Tulum was built overlooking the Atlantic Ocean, and its setting is truly beautiful. The sea was the kind of colour that makes you realize those strips of turquoise you see in holiday brochures are real, after all, and the sand was as white as powdered sugar: it really is that striking.
If you come prepared, you can even climb down the steps on the cliff side to cool down in the sparkling waves – something that would have been welcome after our earlier adventures that day, climbing the Coba Ruins!
Explore the colourful streets of Valladolid
Valladolid, the third largest city in the Yucatan peninsula, was the perfect place to slow down after a visit to Chichen Itza, just half an hour away by car. Every building is a different pastel colour; the spires of the cathedral peek out above the low rooftops; and traditional paper flags, all the hues of the rainbow, dance around the main square.
We both agreed that if we’d had more time, we would have spent a night or two in Valladolid. As it was, with only three full days, an afternoon break was all we managed here. Most Chichen Itza bus tours include a brief stop in the city, but having the freedom to explore it at your own pace is a plus.
Our time in Valldolid consisted of eating local food, sampling some ice cream, strolling through the quiet streets, and simply soaking up the atmosphere. The laid-back city offers a complete contrast to the busy touristy areas on the coast, and for that reason alone, it’s worth a visit.
Escape the resort and eat some local food
Our resort had five restaurants – probably small compared to some – but finding good local food was a high priority for us. Although it wasn’t always the case, for me food is a huge part of experiencing a destination. We’d heard great things about Yucatan specialities, so our plan of action was something like this: stop anywhere that looks good.
That attitude served us well in Tulum, when we were desperate for sustenance after our Coba climb. This wasn’t the trendy Tulum you see on fashion blogs: this was a simple restaurant by the side of a highway, and it was delicious.
No-one there spoke English, and we didn’t speak Spanish, but somehow with a lot of smiles and pointing and ‘gracias,’ we ended up with heaps of food on mismatched plates, fresh tortillas kept warm under a bowl, and plastic goblets of fruit juice.
There was a Real Madrid game playing on a tiny TV in one corner, a family of eight at the table next to us, and people popping in and out on what could have been their lunch breaks. It was exactly what we had hoped for.
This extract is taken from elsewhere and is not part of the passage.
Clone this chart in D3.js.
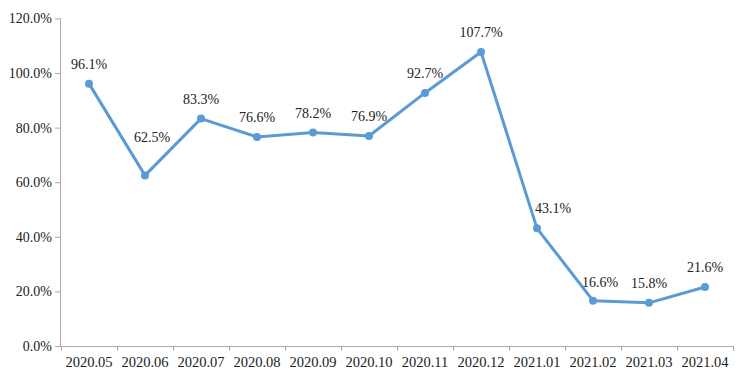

The next day, in Valladolid, we ended up ordering some of the best food I’ve ever eaten, with the bonus of a gorgeous courtyard setting at Mesón del Marqués.
We opted for a platter of the regional specialties, and I found I was obsessed with the Cochinita Panuchos: pork meat marinated in achiote, combined with red onions, and served on top of a small fried tortilla stuffed with beans. I enjoyed them so much that I began to wish I’d ordered a plate of the things just for myself, so I wouldn’t have to share them with Mr. Stories My Suitcase Could Tell.
Long story short: don’t miss out on the local food, even if you just pop out of your hotel to visit the town next door.
After squeezing in all of the above, our last day was spent by the pool at our hotel, and the small town by the resort, Puerto Morelos. If you’ve got an infinity pool and a swim-up cocktail bar at your disposal, why not make the most if it? We certainly did!
While not our usual holiday style, the all-inclusive package was undoubtedly relaxing. Having a comfortable living and sleeping space to return to after a long day was great, as was not having to worry about finding the right cash for something as small as a bottle of water.
That kind of convenience definitely makes a holiday run that little bit more smoothly. After two days of exploration, you’re going to need that time by the beach to relax without a care in the world!
Our Riviera Maya itinerary was packed. While there were definitely some places we only experienced briefly (here’s looking at you, Tulum), I was glad we made the most of my first introduction to the country by seeing as much as possible, and getting beyond the beach.
The only thing we had hoped to experience – but in the end didn’t have time for – was a swim in a cenote, one of the many underground pools that the Maya thought were gateways to the underworld.
If you wanted, you could swap out one of the ruins in the itinerary for a swim or snorkel in a cenote (there were regular signs for cenotes by the side of the roads), but it all depends on your sightseeing priorities.
When it comes down to it, whatever your interests, you’ll find you can fit a lot into three days on the Riviera Maya.
NEED TO KNOW
How long does all this take? Mr. Stories My Suitcase Could Tell and I arrived at our hotel late on a Friday afternoon, and left very early the next Tuesday, giving us three full days on the Riviera Maya, Mexico’s Caribbean coast. We allowed roughly half a day for each location we visited.
How do I get there? Some of these Riviera Maya destinations are included in the organized tours that leave from hotels, but many are not. While I was told that small buses, or collectivos, were a cheap way to get around without going on a tour, hiring a car is definitely the most convenient way to get from A to B, and also gives you more freedom to arrange your holiday to suit your own interests.
How do I hire a car? The easiest option for us was to hire a car from our hotel. It costs roughly the same as hire car in the USA, but you NEED to purchase the additional Mexican car insurance (only a few credit cards cover it; check yours before you go). Apparently, if you get into a crash without this cover, you could end up in jail for a night or two while the insurance details are sorted out – and no-one wants that!